■ **Dataset section**
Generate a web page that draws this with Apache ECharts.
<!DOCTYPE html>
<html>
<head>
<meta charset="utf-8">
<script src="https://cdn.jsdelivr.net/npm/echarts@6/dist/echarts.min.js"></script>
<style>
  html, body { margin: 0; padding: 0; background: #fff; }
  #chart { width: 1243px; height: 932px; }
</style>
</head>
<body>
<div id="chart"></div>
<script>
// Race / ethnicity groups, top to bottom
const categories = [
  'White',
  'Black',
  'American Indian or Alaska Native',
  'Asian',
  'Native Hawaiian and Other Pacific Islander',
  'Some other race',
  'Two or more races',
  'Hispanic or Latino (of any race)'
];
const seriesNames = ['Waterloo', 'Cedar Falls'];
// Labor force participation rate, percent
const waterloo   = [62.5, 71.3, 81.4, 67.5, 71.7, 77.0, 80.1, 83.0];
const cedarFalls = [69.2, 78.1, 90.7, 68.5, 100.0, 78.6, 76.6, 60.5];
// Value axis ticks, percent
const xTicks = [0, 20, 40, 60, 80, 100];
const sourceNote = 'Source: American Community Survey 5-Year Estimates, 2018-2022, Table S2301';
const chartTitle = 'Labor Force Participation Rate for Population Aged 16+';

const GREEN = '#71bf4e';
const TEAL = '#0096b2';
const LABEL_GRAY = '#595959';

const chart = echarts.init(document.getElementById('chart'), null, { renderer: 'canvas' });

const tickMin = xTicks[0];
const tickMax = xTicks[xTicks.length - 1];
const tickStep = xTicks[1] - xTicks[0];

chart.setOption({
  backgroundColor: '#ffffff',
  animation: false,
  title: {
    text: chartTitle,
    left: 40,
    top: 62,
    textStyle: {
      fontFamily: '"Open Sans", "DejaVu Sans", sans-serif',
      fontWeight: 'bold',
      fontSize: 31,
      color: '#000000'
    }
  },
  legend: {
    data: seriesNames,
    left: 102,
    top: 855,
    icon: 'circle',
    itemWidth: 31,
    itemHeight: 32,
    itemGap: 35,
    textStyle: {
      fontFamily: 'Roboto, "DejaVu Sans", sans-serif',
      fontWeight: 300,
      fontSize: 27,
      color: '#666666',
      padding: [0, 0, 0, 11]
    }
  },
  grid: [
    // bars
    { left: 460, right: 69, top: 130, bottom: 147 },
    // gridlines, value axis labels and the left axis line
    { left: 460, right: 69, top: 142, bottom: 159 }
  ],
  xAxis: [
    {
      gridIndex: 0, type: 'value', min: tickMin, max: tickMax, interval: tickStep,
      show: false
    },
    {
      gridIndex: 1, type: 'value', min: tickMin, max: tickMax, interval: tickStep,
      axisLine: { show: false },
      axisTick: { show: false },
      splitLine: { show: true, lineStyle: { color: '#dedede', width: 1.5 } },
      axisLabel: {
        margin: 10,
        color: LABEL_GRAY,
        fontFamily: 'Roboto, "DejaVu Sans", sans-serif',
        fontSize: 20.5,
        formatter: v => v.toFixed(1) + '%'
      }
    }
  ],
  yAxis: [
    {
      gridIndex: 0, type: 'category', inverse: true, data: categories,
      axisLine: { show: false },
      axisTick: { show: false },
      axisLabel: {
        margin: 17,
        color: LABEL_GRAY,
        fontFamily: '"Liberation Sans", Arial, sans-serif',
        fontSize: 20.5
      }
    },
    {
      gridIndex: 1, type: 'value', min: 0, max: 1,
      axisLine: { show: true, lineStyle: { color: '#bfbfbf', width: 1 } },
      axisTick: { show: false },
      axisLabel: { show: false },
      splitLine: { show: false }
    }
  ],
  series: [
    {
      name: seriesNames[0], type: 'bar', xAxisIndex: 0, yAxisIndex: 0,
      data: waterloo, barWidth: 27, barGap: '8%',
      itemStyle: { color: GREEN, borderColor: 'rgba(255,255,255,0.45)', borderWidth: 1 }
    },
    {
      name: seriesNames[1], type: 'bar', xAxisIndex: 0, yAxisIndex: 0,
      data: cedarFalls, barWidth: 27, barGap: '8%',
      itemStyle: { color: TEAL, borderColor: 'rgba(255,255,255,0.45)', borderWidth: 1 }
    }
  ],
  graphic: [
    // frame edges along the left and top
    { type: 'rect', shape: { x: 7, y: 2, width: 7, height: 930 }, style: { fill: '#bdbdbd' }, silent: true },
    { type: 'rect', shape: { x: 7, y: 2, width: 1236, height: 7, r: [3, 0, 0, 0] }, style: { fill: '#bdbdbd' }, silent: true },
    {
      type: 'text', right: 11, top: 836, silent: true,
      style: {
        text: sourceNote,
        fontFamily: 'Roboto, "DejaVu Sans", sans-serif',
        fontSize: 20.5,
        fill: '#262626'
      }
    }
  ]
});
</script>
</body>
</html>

■ **Work instructions**
Output all of the material, please, exactly as it stands.

■ **Worked solution**
Generate a web page that draws this with Apache ECharts.
<!DOCTYPE html>
<html>
<head>
<meta charset="utf-8">
<script src="https://cdn.jsdelivr.net/npm/echarts@6/dist/echarts.min.js"></script>
<style>
  html, body { margin: 0; padding: 0; background: #fff; }
  #chart { width: 1243px; height: 932px; }
</style>
</head>
<body>
<div id="chart"></div>
<script>
// Race / ethnicity groups, top to bottom
const categories = [
  'White',
  'Black',
  'American Indian or Alaska Native',
  'Asian',
  'Native Hawaiian and Other Pacific Islander',
  'Some other race',
  'Two or more races',
  'Hispanic or Latino (of any race)'
];
const seriesNames = ['Waterloo', 'Cedar Falls'];
// Labor force participation rate, percent
const waterloo   = [62.5, 71.3, 81.4, 67.5, 71.7, 77.0, 80.1, 83.0];
const cedarFalls = [69.2, 78.1, 90.7, 68.5, 100.0, 78.6, 76.6, 60.5];
// Value axis ticks, percent
const xTicks = [0, 20, 40, 60, 80, 100];
const sourceNote = 'Source: American Community Survey 5-Year Estimates, 2018-2022, Table S2301';
const chartTitle = 'Labor Force Participation Rate for Population Aged 16+';

const GREEN = '#71bf4e';
const TEAL = '#0096b2';
const LABEL_GRAY = '#595959';

const chart = echarts.init(document.getElementById('chart'), null, { renderer: 'canvas' });

const tickMin = xTicks[0];
const tickMax = xTicks[xTicks.length - 1];
const tickStep = xTicks[1] - xTicks[0];

chart.setOption({
  backgroundColor: '#ffffff',
  animation: false,
  title: {
    text: chartTitle,
    left: 40,
    top: 62,
    textStyle: {
      fontFamily: '"Open Sans", "DejaVu Sans", sans-serif',
      fontWeight: 'bold',
      fontSize: 31,
      color: '#000000'
    }
  },
  legend: {
    data: seriesNames,
    left: 102,
    top: 855,
    icon: 'circle',
    itemWidth: 31,
    itemHeight: 32,
    itemGap: 35,
    textStyle: {
      fontFamily: 'Roboto, "DejaVu Sans", sans-serif',
      fontWeight: 300,
      fontSize: 27,
      color: '#666666',
      padding: [0, 0, 0, 11]
    }
  },
  grid: [
    // bars
    { left: 460, right: 69, top: 130, bottom: 147 },
    // gridlines, value axis labels and the left axis line
    { left: 460, right: 69, top: 142, bottom: 159 }
  ],
  xAxis: [
    {
      gridIndex: 0, type: 'value', min: tickMin, max: tickMax, interval: tickStep,
      show: false
    },
    {
      gridIndex: 1, type: 'value', min: tickMin, max: tickMax, interval: tickStep,
      axisLine: { show: false },
      axisTick: { show: false },
      splitLine: { show: true, lineStyle: { color: '#dedede', width: 1.5 } },
      axisLabel: {
        margin: 10,
        color: LABEL_GRAY,
        fontFamily: 'Roboto, "DejaVu Sans", sans-serif',
        fontSize: 20.5,
        formatter: v => v.toFixed(1) + '%'
      }
    }
  ],
  yAxis: [
    {
      gridIndex: 0, type: 'category', inverse: true, data: categories,
      axisLine: { show: false },
      axisTick: { show: false },
      axisLabel: {
        margin: 17,
        color: LABEL_GRAY,
        fontFamily: '"Liberation Sans", Arial, sans-serif',
        fontSize: 20.5
      }
    },
    {
      gridIndex: 1, type: 'value', min: 0, max: 1,
      axisLine: { show: true, lineStyle: { color: '#bfbfbf', width: 1 } },
      axisTick: { show: false },
      axisLabel: { show: false },
      splitLine: { show: false }
    }
  ],
  series: [
    {
      name: seriesNames[0], type: 'bar', xAxisIndex: 0, yAxisIndex: 0,
      data: waterloo, barWidth: 27, barGap: '8%',
      itemStyle: { color: GREEN, borderColor: 'rgba(255,255,255,0.45)', borderWidth: 1 }
    },
    {
      name: seriesNames[1], type: 'bar', xAxisIndex: 0, yAxisIndex: 0,
      data: cedarFalls, barWidth: 27, barGap: '8%',
      itemStyle: { color: TEAL, borderColor: 'rgba(255,255,255,0.45)', borderWidth: 1 }
    }
  ],
  graphic: [
    // frame edges along the left and top
    { type: 'rect', shape: { x: 7, y: 2, width: 7, height: 930 }, style: { fill: '#bdbdbd' }, silent: true },
    { type: 'rect', shape: { x: 7, y: 2, width: 1236, height: 7, r: [3, 0, 0, 0] }, style: { fill: '#bdbdbd' }, silent: true },
    {
      type: 'text', right: 11, top: 836, silent: true,
      style: {
        text: sourceNote,
        fontFamily: 'Roboto, "DejaVu Sans", sans-serif',
        fontSize: 20.5,
        fill: '#262626'
      }
    }
  ]
});
</script>
</body>
</html>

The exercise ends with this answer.